▶ **Provided material**:
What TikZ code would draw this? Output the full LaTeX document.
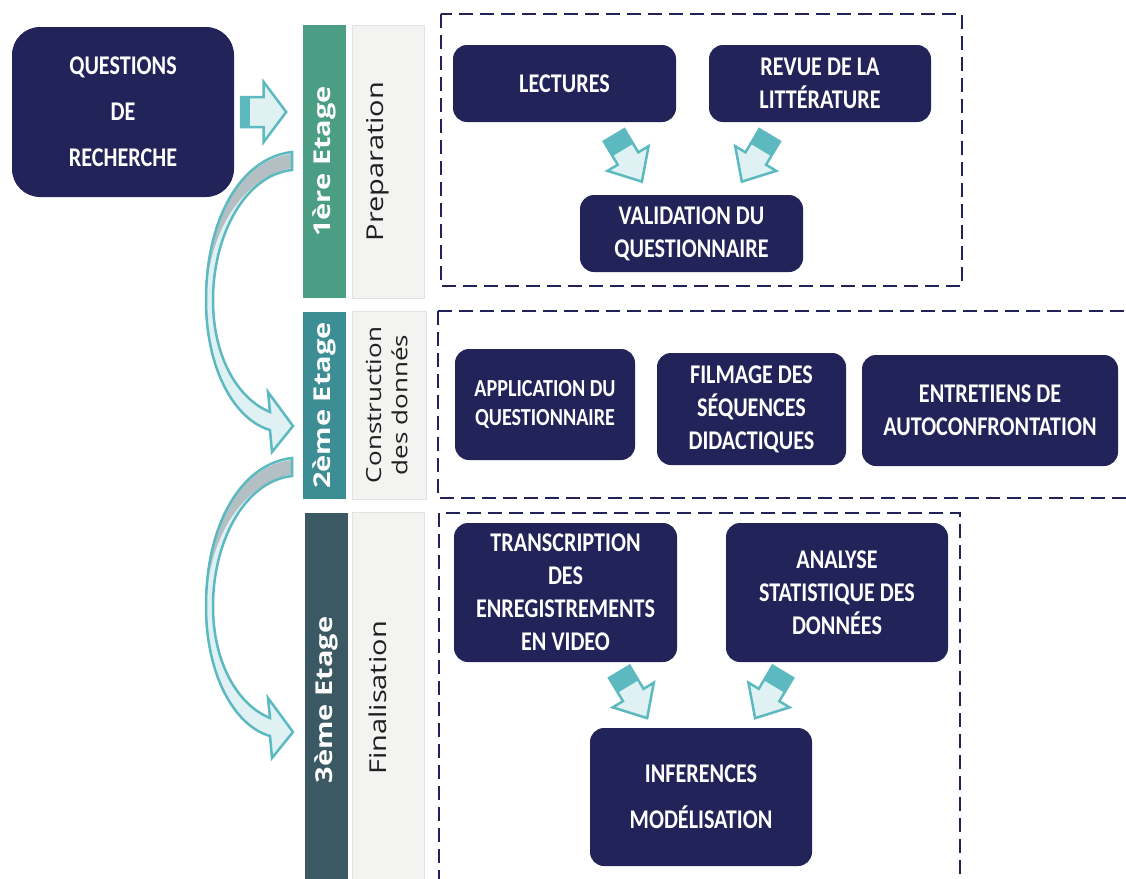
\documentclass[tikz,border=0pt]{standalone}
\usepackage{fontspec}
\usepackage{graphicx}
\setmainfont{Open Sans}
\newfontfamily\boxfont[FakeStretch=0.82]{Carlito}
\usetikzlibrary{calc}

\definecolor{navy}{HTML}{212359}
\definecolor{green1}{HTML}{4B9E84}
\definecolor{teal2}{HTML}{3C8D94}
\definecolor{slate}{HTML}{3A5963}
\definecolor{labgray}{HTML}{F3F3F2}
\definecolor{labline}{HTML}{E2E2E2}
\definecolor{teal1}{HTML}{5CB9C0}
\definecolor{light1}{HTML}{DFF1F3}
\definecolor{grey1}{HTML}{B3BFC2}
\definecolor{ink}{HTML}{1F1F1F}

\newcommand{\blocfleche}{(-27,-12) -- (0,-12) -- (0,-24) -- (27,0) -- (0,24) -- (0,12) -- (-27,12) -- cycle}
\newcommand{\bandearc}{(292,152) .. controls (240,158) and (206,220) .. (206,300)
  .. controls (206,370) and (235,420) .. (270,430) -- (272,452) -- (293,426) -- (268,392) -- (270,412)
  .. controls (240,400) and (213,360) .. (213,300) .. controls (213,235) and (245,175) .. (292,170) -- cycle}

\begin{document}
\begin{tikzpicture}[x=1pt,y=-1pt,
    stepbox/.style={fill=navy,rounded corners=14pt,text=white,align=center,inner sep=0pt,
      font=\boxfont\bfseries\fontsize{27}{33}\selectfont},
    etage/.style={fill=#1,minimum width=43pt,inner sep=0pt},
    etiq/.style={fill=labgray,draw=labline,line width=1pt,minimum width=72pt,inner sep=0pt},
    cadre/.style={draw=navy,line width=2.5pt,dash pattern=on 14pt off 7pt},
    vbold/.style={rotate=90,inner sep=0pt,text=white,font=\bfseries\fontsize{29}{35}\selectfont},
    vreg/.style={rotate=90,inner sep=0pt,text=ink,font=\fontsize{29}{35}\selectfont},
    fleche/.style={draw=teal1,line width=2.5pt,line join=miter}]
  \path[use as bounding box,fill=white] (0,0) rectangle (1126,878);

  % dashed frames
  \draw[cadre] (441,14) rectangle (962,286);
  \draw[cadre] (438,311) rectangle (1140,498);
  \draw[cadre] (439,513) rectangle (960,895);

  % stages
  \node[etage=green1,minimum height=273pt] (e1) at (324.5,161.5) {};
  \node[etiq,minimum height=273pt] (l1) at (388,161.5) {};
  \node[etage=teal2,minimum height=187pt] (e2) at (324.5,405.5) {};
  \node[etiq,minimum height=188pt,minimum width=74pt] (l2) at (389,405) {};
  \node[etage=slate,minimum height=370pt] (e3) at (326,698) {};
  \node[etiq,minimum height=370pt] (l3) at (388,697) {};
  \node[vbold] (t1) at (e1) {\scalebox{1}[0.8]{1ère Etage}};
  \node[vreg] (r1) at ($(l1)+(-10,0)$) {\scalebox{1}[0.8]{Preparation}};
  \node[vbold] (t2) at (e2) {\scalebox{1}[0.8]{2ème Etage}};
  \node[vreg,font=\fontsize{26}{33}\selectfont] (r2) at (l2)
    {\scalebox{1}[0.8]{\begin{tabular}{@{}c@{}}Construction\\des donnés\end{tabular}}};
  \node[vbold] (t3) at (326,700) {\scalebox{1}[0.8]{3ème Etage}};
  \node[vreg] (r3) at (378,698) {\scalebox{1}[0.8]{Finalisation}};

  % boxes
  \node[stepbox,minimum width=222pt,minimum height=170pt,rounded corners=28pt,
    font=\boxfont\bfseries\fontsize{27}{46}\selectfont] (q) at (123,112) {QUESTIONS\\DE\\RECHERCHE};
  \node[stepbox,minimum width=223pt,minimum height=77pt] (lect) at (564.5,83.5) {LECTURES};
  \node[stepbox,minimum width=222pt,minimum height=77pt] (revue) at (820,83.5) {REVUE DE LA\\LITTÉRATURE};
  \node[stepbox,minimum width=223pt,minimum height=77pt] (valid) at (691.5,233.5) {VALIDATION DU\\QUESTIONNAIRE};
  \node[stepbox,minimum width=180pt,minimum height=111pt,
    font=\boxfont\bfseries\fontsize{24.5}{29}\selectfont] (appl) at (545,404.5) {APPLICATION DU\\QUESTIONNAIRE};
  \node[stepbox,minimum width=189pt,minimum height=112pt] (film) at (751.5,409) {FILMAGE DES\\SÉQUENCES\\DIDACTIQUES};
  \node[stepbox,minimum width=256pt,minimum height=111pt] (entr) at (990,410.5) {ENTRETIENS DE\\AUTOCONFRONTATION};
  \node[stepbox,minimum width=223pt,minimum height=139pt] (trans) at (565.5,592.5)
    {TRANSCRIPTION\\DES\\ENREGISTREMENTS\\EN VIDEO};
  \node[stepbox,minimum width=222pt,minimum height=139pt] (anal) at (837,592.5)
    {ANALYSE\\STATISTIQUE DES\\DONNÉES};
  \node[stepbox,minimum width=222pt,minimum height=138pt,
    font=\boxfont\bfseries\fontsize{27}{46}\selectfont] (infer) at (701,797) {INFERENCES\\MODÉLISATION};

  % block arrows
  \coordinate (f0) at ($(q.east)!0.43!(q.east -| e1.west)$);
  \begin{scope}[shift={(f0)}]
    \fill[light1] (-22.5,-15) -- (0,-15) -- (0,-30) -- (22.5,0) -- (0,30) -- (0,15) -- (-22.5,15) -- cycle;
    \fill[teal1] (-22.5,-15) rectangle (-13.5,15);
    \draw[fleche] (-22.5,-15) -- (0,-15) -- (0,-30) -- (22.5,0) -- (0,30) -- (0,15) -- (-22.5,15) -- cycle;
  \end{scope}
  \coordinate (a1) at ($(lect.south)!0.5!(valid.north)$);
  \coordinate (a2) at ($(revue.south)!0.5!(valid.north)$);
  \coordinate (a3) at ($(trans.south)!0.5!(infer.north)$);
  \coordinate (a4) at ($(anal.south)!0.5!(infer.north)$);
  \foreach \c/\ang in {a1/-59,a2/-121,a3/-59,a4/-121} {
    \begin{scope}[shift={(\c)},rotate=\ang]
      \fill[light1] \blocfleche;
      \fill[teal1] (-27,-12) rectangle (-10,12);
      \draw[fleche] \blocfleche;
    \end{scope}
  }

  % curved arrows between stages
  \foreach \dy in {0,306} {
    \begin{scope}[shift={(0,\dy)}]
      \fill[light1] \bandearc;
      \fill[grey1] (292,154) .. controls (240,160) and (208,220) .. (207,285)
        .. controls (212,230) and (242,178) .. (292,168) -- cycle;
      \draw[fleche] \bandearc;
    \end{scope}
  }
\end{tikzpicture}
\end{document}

▶ **What you need to do**: Return only the lines from the start of the data through the line that contains "controls (240,400) and", please, copying them exactly and omitting all pictures.

▶ **Result of this task**:
What TikZ code would draw this? Output the full LaTeX document.
\documentclass[tikz,border=0pt]{standalone}
\usepackage{fontspec}
\usepackage{graphicx}
\setmainfont{Open Sans}
\newfontfamily\boxfont[FakeStretch=0.82]{Carlito}
\usetikzlibrary{calc}

\definecolor{navy}{HTML}{212359}
\definecolor{green1}{HTML}{4B9E84}
\definecolor{teal2}{HTML}{3C8D94}
\definecolor{slate}{HTML}{3A5963}
\definecolor{labgray}{HTML}{F3F3F2}
\definecolor{labline}{HTML}{E2E2E2}
\definecolor{teal1}{HTML}{5CB9C0}
\definecolor{light1}{HTML}{DFF1F3}
\definecolor{grey1}{HTML}{B3BFC2}
\definecolor{ink}{HTML}{1F1F1F}

\newcommand{\blocfleche}{(-27,-12) -- (0,-12) -- (0,-24) -- (27,0) -- (0,24) -- (0,12) -- (-27,12) -- cycle}
\newcommand{\bandearc}{(292,152) .. controls (240,158) and (206,220) .. (206,300)
  .. controls (206,370) and (235,420) .. (270,430) -- (272,452) -- (293,426) -- (268,392) -- (270,412)
  .. controls (240,400) and (213,360) .. (213,300) .. controls (213,235) and (245,175) .. (292,170) -- cycle}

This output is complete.